[Sca-cooks] Accidental sourdough, krauting failure and random stuff
johnnae at mac.com
Tue Dec 15 04:20:46 PST 2009
On Dec 15, 2009, at 5:49 AM, Volker Bach wrote:
> Random news:
> I was hoping to try to a recipe for flatbread made of soaked and
> crushed spelt grains, but didn't have the time last Wednesday. The
> soaked grains attracted a sourdough culture, so I pureed them, added
> spelt and whole wheat flour and baked the result this morning. It
> turned out surprisingly good. So far, this is the best result I've
> had with wild cultures. Maybe winter is a good time.
They also say that kitchens build up the right spores too.
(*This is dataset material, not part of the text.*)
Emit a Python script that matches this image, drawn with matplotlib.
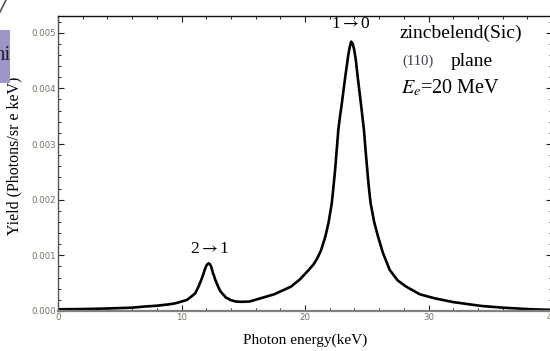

Maybe part
of the culture can be kept in a fridge and used in more recipes.
> The krauting went bad. I got the right fermentation judging by the
> smell, but the top grew mould. I suspect the cabbage simply didn't
> 'sweat' enough water. Maybe next time I need to add extra water from
> the start.
Let's see success in bread but bad kraut.
My mother grew up with her grandmothers making homemade sauerkraut,
but I can't remember ever making it with my
It's one of those domestic arts that calls for space at the right
temperature. Who has that coolish back room these days?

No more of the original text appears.